>>34390My experience was I dated someone who started out in 2018 as a part time cam girl. By 2020 they were on OF and completely within that twitter-OF world. It warped them.
Something happens to a human when they can "cycle" through others who displease them. They stop behaving like a rational person, because they will always be enabled by others. The worst part with sex work over say a comic creator is that there is always going to be a subset of people who get off to someone becoming more narcissistic and out of touch with reality.
The primary driver in getting through to mentally ill people is appealing to their self interest. Reminding them they have people who love them, who are valuable, who they will lose if they do not seek treatment. But when you see everyone as replaceable, it's impossible for this to work because even if theyre wrong and will regret it years later, they see everyone around them as barriers to their 'true self expression" and that "better people will come along." Generally this thinking would lead someone to be alone and isolated, but unfortunately there can be no rock bottom because there will always be someone with an actual simp fetish who gets off on being actually abused by mentally ill people.

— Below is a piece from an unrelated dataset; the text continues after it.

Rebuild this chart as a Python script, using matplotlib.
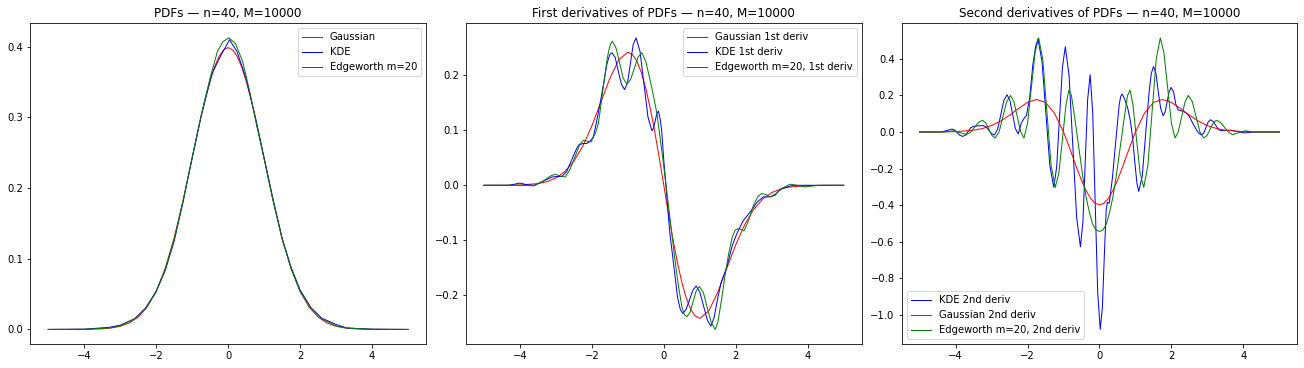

My advice for anyone disheartened by this is to remember the mind is the most important organ. Whether its sex, creativity, or athleticism, the mind is the linchpin and when the mind is not stable or strong, everything else will suffer in time. We all want to feel valuable, but sometimes it's a blessing that we are not given endless love and care from an infinite arrangement of people.
If Britt wasnt a sex worker shed either be living under a bridge or she'd be in treatment. Most would say she's better off as she is than under a bridge, and who knows maybe theyre right. Personally I think the critical thing is to reach rock bottom. It will take longer for someone like her to reach that place but she inevitably will, I hope. The alternative is she remains an absolutely unapproachable abusive kook for the rest of her life. I have hope because tbh I think the idea of 20-40 more years of her lifestyle would simply get boring and a change would need to come eventually. Feel somewhat bad for her because the delusions of grander lasting as long as they have seem less like narcissism or bipolar and more like a genuine psychosis brought on by whatever she had happen in her life + as mentioned before, the enablers online. If you were kinda insane, it would make sense youd think you were a divine manifestation of God when you have so many people praise and worship you. I cant watch her content anymore because it makes me sad. Being around people who have lost touch with reality is stressful and scary so either no one cares abt her IRL or shes worrying/hurting the ones who do care and either way, just sad!